SUPPLIED INFORMATION –

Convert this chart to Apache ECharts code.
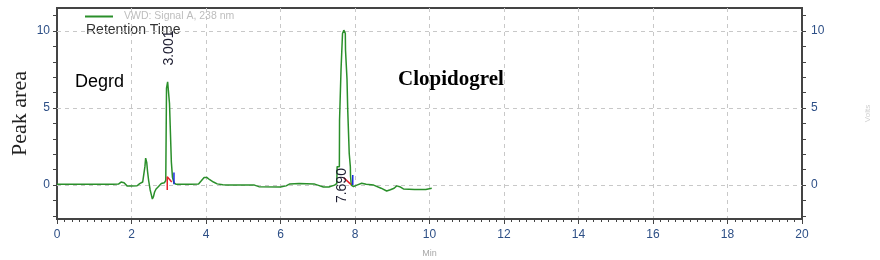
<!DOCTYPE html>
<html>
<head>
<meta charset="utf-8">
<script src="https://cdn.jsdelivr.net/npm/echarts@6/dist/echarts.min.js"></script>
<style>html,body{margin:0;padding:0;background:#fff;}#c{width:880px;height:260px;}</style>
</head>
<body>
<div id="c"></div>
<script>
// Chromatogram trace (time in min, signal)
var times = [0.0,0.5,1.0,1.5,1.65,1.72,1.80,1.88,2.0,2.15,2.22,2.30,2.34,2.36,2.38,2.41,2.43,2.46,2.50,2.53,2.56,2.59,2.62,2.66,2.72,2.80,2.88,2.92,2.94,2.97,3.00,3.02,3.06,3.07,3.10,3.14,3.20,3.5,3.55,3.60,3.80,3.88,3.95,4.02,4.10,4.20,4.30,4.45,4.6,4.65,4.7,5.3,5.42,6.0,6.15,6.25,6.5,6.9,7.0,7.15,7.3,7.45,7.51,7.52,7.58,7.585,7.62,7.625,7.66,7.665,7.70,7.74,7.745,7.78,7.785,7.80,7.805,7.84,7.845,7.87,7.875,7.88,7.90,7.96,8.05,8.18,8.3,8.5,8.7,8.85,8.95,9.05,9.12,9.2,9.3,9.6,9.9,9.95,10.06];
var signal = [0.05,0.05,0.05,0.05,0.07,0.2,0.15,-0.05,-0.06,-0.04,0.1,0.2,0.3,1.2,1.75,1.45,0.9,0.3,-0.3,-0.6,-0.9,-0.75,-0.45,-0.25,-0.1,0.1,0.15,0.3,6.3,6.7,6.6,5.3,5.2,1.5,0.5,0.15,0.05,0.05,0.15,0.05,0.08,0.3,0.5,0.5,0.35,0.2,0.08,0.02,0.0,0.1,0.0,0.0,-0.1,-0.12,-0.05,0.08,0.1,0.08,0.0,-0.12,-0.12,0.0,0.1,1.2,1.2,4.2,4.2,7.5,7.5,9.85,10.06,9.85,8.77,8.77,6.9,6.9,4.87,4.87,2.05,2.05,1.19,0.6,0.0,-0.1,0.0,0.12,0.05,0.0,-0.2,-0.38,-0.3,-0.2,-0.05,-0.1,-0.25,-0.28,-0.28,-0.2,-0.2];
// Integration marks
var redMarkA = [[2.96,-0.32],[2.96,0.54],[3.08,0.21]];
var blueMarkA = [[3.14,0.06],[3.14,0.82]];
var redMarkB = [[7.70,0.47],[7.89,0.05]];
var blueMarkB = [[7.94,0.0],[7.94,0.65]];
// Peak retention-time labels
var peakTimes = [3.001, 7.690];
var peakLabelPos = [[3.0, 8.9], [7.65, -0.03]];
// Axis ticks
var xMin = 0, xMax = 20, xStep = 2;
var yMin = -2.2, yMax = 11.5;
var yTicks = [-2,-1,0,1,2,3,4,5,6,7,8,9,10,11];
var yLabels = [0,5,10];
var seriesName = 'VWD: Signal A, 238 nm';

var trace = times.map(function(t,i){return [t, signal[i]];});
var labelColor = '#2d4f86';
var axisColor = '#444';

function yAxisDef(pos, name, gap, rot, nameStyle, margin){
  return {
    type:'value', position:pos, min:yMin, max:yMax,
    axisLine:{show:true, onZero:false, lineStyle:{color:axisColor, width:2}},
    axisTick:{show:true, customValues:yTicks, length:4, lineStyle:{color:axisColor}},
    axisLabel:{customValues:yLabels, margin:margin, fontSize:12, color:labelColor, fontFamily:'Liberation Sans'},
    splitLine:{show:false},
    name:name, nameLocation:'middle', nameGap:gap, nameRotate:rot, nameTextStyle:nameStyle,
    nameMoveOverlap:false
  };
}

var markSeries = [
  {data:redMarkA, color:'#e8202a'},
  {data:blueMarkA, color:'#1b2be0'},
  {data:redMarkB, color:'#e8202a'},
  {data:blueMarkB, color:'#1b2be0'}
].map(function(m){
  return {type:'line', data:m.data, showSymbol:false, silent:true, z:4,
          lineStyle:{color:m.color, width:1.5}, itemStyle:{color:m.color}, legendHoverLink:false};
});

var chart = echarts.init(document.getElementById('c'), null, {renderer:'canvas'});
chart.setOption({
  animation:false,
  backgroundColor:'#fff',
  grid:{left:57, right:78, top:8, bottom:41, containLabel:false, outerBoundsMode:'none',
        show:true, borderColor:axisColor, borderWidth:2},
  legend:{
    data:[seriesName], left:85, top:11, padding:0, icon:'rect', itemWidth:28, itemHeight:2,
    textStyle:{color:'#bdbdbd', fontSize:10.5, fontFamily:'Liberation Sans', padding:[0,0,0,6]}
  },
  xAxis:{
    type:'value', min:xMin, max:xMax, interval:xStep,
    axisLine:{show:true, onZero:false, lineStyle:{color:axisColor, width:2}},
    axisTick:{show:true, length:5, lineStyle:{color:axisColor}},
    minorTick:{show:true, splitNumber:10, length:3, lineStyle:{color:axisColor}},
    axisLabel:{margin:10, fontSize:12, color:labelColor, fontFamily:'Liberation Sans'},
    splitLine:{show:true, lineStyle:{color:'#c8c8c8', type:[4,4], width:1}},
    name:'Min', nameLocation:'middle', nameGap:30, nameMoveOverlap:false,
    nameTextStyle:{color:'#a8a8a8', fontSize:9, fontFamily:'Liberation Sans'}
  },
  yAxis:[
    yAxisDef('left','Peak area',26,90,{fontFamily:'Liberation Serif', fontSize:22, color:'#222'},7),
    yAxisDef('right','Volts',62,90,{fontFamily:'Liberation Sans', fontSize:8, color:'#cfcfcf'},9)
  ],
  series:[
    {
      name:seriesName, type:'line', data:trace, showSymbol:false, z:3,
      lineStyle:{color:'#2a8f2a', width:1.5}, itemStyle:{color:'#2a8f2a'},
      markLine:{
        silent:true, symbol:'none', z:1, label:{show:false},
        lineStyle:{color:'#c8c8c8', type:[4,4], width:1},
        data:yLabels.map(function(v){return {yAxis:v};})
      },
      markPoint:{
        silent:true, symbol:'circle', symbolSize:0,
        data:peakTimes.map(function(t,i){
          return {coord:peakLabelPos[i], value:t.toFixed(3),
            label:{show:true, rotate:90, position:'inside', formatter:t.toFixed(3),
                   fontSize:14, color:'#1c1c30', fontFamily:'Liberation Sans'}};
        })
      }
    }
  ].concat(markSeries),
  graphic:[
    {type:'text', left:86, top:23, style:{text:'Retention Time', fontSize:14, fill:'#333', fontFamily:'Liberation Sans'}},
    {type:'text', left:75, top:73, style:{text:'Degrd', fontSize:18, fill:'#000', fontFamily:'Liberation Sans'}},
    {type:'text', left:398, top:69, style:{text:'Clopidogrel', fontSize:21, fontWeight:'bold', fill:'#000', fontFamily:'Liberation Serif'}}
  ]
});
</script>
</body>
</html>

SET TASK – From the first line of the listing above, repeat every line through the one holding "var axisColor = '#444';". Both ends count, and pictures stay out.

WRITTEN RESPONSE –
Convert this chart to Apache ECharts code.
<!DOCTYPE html>
<html>
<head>
<meta charset="utf-8">
<script src="https://cdn.jsdelivr.net/npm/echarts@6/dist/echarts.min.js"></script>
<style>html,body{margin:0;padding:0;background:#fff;}#c{width:880px;height:260px;}</style>
</head>
<body>
<div id="c"></div>
<script>
// Chromatogram trace (time in min, signal)
var times = [0.0,0.5,1.0,1.5,1.65,1.72,1.80,1.88,2.0,2.15,2.22,2.30,2.34,2.36,2.38,2.41,2.43,2.46,2.50,2.53,2.56,2.59,2.62,2.66,2.72,2.80,2.88,2.92,2.94,2.97,3.00,3.02,3.06,3.07,3.10,3.14,3.20,3.5,3.55,3.60,3.80,3.88,3.95,4.02,4.10,4.20,4.30,4.45,4.6,4.65,4.7,5.3,5.42,6.0,6.15,6.25,6.5,6.9,7.0,7.15,7.3,7.45,7.51,7.52,7.58,7.585,7.62,7.625,7.66,7.665,7.70,7.74,7.745,7.78,7.785,7.80,7.805,7.84,7.845,7.87,7.875,7.88,7.90,7.96,8.05,8.18,8.3,8.5,8.7,8.85,8.95,9.05,9.12,9.2,9.3,9.6,9.9,9.95,10.06];
var signal = [0.05,0.05,0.05,0.05,0.07,0.2,0.15,-0.05,-0.06,-0.04,0.1,0.2,0.3,1.2,1.75,1.45,0.9,0.3,-0.3,-0.6,-0.9,-0.75,-0.45,-0.25,-0.1,0.1,0.15,0.3,6.3,6.7,6.6,5.3,5.2,1.5,0.5,0.15,0.05,0.05,0.15,0.05,0.08,0.3,0.5,0.5,0.35,0.2,0.08,0.02,0.0,0.1,0.0,0.0,-0.1,-0.12,-0.05,0.08,0.1,0.08,0.0,-0.12,-0.12,0.0,0.1,1.2,1.2,4.2,4.2,7.5,7.5,9.85,10.06,9.85,8.77,8.77,6.9,6.9,4.87,4.87,2.05,2.05,1.19,0.6,0.0,-0.1,0.0,0.12,0.05,0.0,-0.2,-0.38,-0.3,-0.2,-0.05,-0.1,-0.25,-0.28,-0.28,-0.2,-0.2];
// Integration marks
var redMarkA = [[2.96,-0.32],[2.96,0.54],[3.08,0.21]];
var blueMarkA = [[3.14,0.06],[3.14,0.82]];
var redMarkB = [[7.70,0.47],[7.89,0.05]];
var blueMarkB = [[7.94,0.0],[7.94,0.65]];
// Peak retention-time labels
var peakTimes = [3.001, 7.690];
var peakLabelPos = [[3.0, 8.9], [7.65, -0.03]];
// Axis ticks
var xMin = 0, xMax = 20, xStep = 2;
var yMin = -2.2, yMax = 11.5;
var yTicks = [-2,-1,0,1,2,3,4,5,6,7,8,9,10,11];
var yLabels = [0,5,10];
var seriesName = 'VWD: Signal A, 238 nm';

var trace = times.map(function(t,i){return [t, signal[i]];});
var labelColor = '#2d4f86';
var axisColor = '#444';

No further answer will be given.